One major concern that entrepreneurs may have while conducting a crowdfunding campaign is how to manage what they believe will be hordes of investors. Thankfully, entrepreneurs have the abilities to grant or deny investor access to their business documents, the minimum investment level per investor, and a cap on the number of investors who may invest in their startup.


A small group of up to ten angel investors is typical for an investment round, which holds true even through an equity crowdfunding campaign. However, even with ten investors it’ll be important to properly manage your investors.

Set expectations

Once your crowdfunding campaign has completed, make an effort to reach out to all of your committed investors to set expectations for communications from entrepreneur to investors and vice versa.
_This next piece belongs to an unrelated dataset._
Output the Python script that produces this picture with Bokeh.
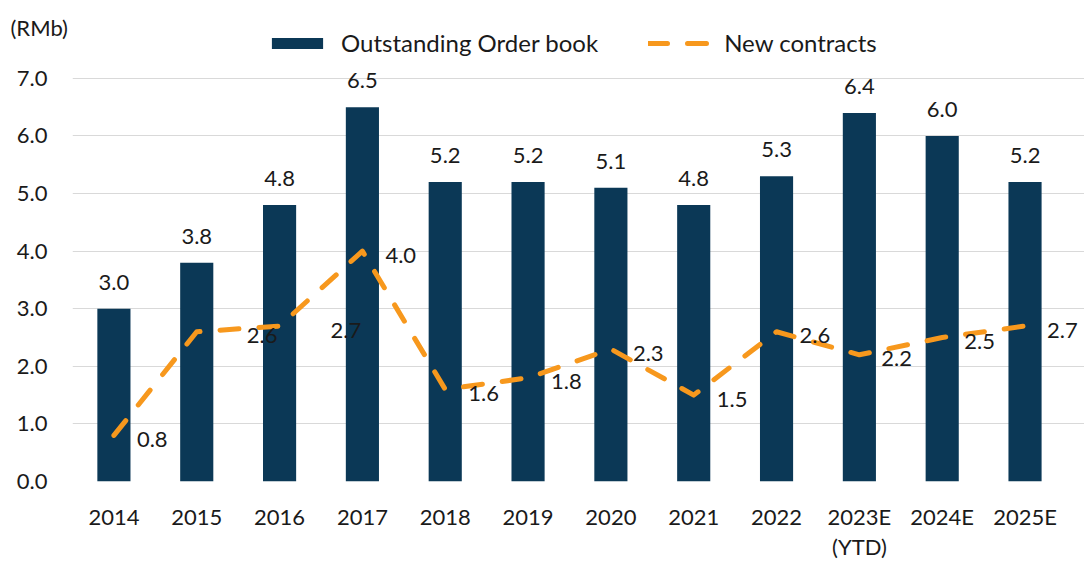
import numpy as np
from bokeh.plotting import figure
from bokeh.models import (ColumnDataSource, LabelSet, Label, Legend, LegendItem, FixedTicker,
                          Range1d, LinearAxis)
from bokeh.core.properties import value
from bokeh.embed import file_html
from bokeh.resources import INLINE

categories = ["2014", "2015", "2016", "2017", "2018", "2019", "2020", "2021", "2022", "2023E", "2024E", "2025E"]
sub_labels = {"2023E": "(YTD)"}
order_book = [3.0, 3.8, 4.8, 6.5, 5.2, 5.2, 5.1, 4.8, 5.3, 6.4, 6.0, 5.2]
new_contracts = [0.8, 2.6, 2.7, 4.0, 1.6, 1.8, 2.3, 1.5, 2.6, 2.2, 2.5, 2.7]
y_ticks = [0, 1, 2, 3, 4, 5, 6, 7]

# label placement (style)
line_label_dx = [23, 50, 51, 23, 23, 23, 22, 23, 23, 22, 22, 22]

FONT = "Lato"
BAR = "#0B3856"
ORANGE = "#F7981D"
TXT = "#1a1a1a"

pos = np.arange(len(categories))

src = ColumnDataSource(dict(
    x=pos,
    ob=order_book,
    nc=new_contracts,
    ob_txt=[f"{v:.1f}" for v in order_book],
    nc_txt=[f"{v:.1f}" for v in new_contracts],
    dx=line_label_dx,
))

p = figure(width=1084, height=562, x_range=Range1d(-0.5, len(categories) - 0.5 + 0.218),
           y_range=Range1d(0, 7.884), output_backend="svg", toolbar_location=None,
           min_border_left=72, min_border_right=0, min_border_top=27, min_border_bottom=80)
p.outline_line_color = None
p.background_fill_color = "white"

bars = p.vbar(x="x", top="ob", width=0.4, source=src, fill_color=BAR, line_color=None)
line = p.line(x="x", y="nc", source=src, line_color=ORANGE, line_width=5,
              line_dash="19 20", line_cap="round", line_join="round")

p.text(x="x", y="ob", text="ob_txt", source=src, text_align="center", text_baseline="bottom",
       y_offset=-19, text_font=value(FONT), text_font_size="22px", text_color=TXT)

nc_labels = LabelSet(x="x", y="nc", text="nc_txt", source=src, x_offset="dx", y_offset=-4,
                     text_align="left", text_baseline="middle", text_font=value(FONT),
                     text_font_size="22px", text_color=TXT)
p.add_layout(nc_labels)

p.add_layout(Label(x=-62, y=0, x_units="screen", y_units="screen", text="(RMb)",
                   text_align="left", text_baseline="middle",
                   text_font=FONT, text_font_size="22px", text_color=TXT), "above")

p.yaxis.ticker = FixedTicker(ticks=y_ticks)
p.yaxis.major_label_overrides = {t: f"{t:.1f}" for t in y_ticks}
p.yaxis.axis_line_color = None
p.yaxis.major_tick_line_color = None
p.yaxis.minor_tick_line_color = None
p.yaxis.major_label_standoff = 19
p.yaxis.major_label_text_font = FONT
p.yaxis.major_label_text_font_size = "22px"
p.yaxis.major_label_text_color = TXT

p.xaxis.ticker = FixedTicker(ticks=list(pos))
p.xaxis.major_label_overrides = {int(i): c for i, c in zip(pos, categories)}
p.xaxis.axis_line_color = None
p.xaxis.major_tick_line_color = None
p.xaxis.minor_tick_line_color = None
p.xaxis.major_label_standoff = 15
p.xaxis.major_label_text_font = FONT
p.xaxis.major_label_text_font_size = "22px"
p.xaxis.major_label_text_color = TXT

sub_pos = [int(i) for i, c in zip(pos, categories) if c in sub_labels]
sub_axis = LinearAxis(ticker=FixedTicker(ticks=sub_pos),
                      major_label_overrides={i: sub_labels[categories[i]] for i in sub_pos},
                      axis_line_color=None, major_tick_line_color=None, minor_tick_line_color=None,
                      major_label_standoff=-6, major_label_text_font=FONT,
                      major_label_text_font_size="22px", major_label_text_color=TXT)
p.add_layout(sub_axis, "below")

p.xgrid.grid_line_color = None
p.ygrid.grid_line_color = "#D9D9D9"
p.ygrid.grid_line_width = 1.2

legend = Legend(items=[LegendItem(label="Outstanding Order book", renderers=[bars]),
                       LegendItem(label="New contracts", renderers=[line])],
                location=(193, 424), orientation="horizontal", border_line_color=None,
                background_fill_alpha=0, margin=0, padding=0, spacing=50, label_standoff=12,
                glyph_width=64, glyph_height=14, label_text_font=FONT, label_text_font_size="24px",
                label_text_color=TXT)
p.add_layout(legend)

open("out.html", "w").write(file_html(p, INLINE))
This is also the time to let investors know the best way to contact you (mail, phone, email) as well as determine the best way to contact your investors. Additionally, find out when the best times are to contact investors and lay out a schedule for when updates and communications will be sent out.

Commit to deadlines

After you’ve set expectations with your investors, you’ll want to adhere to those standards. If you’ve set deadlines or timelines for when things will be completed or communications sent out, then make sure that you follow your own rules. In short, your investors have contributed a considerable sum of capital to your startup because they believe in your idea, your business, and you. Keep that faith strong by sticking to your word and investor management will be valuable.